Godfrey, too. The red and white of the Robins courses through his veins. Yet there has to be a distraction, another passion, a welcome diversion and release from the daily grind. And there is. Paul travels around the world watching England, arranging his international excursions to fit in with his all-consuming commitment to Cheltenham.

Sarah, his wife, used to accompany him on most trips abroad until the arrival of their son William, now four. But they will head off for an 11-day tour to South America this summer and take in a visit to Argentina before moving on to Rio de Janeiro for England's friendly against Brazil in the Maracana Stadium on June 2nd.

"Cheltenham Town and England have always been my teams," Godfrey said. "And I don't miss many England games. Before the Play-Off Final with Crewe last year, England played in Norway the day before. I said to the guys here, 'right, I'm going to Norway. So if the Play-Off arrangements are not done before I go, then they're not going to get done'. But they were done. I went to Norway, flew back early on the day of the Final from Oslo to Stansted and the team hotel was not far from there so it was fine.
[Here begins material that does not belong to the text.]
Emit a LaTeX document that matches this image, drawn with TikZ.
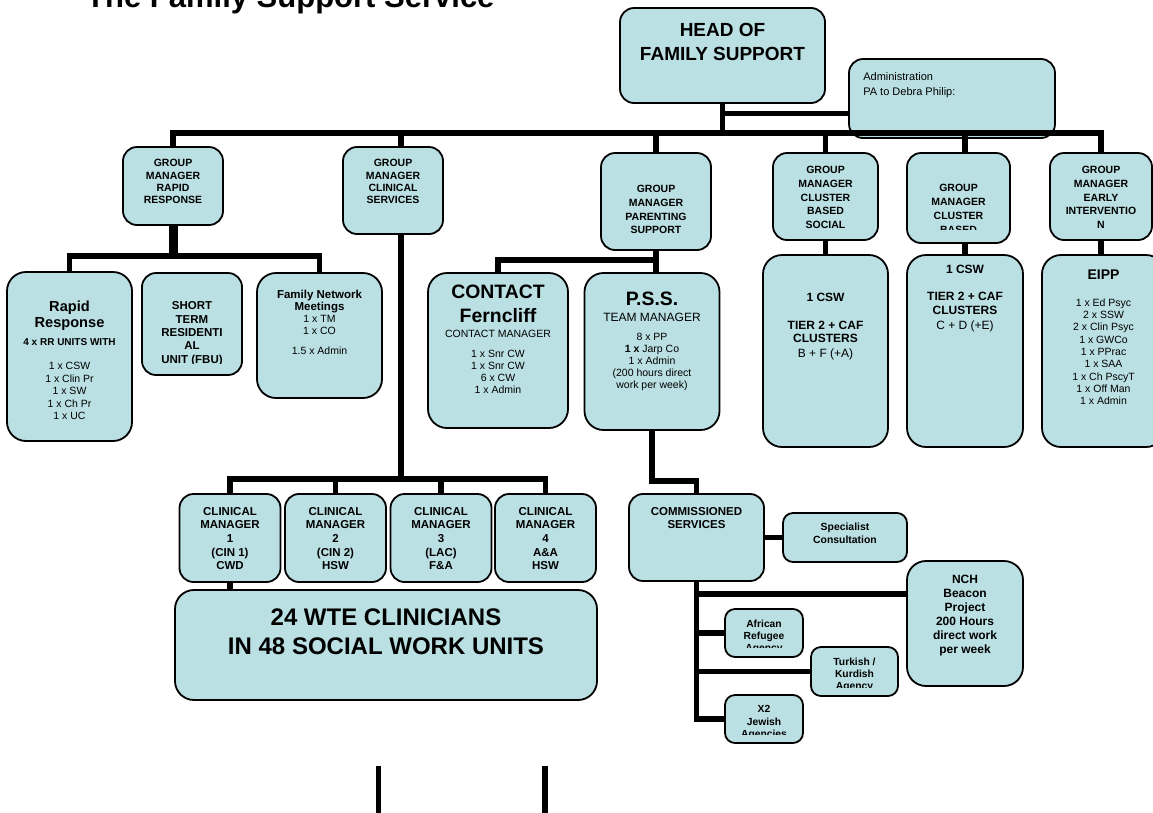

It just meant that it was a long day."

Paul also attended the World Cup in South Africa in 2010 and England's recent 2014 qualifying matches in San Marino and Montenegro. "Coming back from San Marino, the flight got delayed and moved from Bologna to Verona," he says. "It meant I missed our away game at Barnet. That was a bit of a disaster. I wasn't very happy about that."

Happy he is, though, to follow Roy Hodgsons's team to the end of the earth and back. And also, as a music fan, to make the annual pilgrimage to the Glastonbury Festival. "Sarah and I were regulars until William came along," Paul says. "One year, I did a blog and I watched 30 bands over the three days. By the end of it, my legs were killing me. But it was really good."

With the Rolling Stones due to debut at Glastonbury this year, Godfrey would no doubt concur with their mantra, 'it's only rock 'N' roll (but I like it)'.

Football has always struck the right chords with him, too. With his beloved England, and Cheltenham Town.